[Given material]:

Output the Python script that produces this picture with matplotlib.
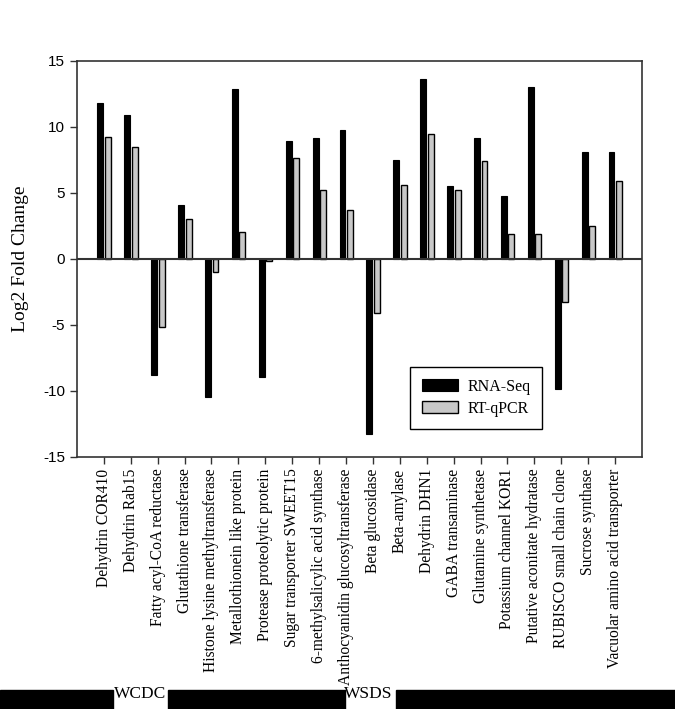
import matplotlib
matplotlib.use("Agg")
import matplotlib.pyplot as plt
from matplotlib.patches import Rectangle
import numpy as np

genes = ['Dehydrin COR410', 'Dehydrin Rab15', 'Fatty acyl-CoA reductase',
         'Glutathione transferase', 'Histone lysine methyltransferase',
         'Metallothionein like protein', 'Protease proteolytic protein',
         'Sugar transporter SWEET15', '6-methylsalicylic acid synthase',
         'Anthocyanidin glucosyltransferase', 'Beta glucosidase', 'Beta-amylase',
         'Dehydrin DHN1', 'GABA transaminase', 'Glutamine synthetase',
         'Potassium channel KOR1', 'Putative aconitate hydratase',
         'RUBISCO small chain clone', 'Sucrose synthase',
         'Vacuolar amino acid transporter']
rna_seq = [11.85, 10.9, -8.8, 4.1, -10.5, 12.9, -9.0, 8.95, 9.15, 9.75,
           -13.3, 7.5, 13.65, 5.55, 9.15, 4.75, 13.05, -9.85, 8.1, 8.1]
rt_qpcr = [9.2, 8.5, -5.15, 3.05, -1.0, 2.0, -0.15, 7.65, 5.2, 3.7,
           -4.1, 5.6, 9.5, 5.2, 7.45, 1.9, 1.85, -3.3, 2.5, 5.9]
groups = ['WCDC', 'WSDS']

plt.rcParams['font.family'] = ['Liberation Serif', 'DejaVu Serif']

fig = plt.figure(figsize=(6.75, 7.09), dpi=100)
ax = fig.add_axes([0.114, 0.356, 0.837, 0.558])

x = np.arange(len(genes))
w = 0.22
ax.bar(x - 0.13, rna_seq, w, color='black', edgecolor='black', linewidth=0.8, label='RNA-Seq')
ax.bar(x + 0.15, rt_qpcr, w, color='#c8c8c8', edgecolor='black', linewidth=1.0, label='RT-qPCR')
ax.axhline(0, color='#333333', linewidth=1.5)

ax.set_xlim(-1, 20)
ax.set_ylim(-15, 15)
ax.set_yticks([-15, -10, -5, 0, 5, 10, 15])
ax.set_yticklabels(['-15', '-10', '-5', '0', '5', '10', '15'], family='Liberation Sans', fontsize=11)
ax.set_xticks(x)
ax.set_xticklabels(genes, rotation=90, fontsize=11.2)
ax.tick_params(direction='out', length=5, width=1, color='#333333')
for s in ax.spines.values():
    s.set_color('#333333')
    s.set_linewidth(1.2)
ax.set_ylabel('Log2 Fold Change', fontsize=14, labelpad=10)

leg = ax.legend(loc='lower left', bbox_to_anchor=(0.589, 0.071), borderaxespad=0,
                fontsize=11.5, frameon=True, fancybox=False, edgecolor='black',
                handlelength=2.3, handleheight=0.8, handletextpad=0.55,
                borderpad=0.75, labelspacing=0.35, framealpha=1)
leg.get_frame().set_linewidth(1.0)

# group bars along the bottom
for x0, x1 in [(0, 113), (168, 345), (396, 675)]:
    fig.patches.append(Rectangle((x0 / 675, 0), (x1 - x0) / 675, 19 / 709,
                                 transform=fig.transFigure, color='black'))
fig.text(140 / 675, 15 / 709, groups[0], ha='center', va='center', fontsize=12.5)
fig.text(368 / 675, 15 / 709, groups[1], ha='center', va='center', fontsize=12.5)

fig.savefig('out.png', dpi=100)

[What you should do]: Check every line of the data, and copy the ones that contain "matplotlib".

[Right answer]:
Output the Python script that produces this picture with matplotlib.
import matplotlib
matplotlib.use("Agg")
import matplotlib.pyplot as plt
from matplotlib.patches import Rectangle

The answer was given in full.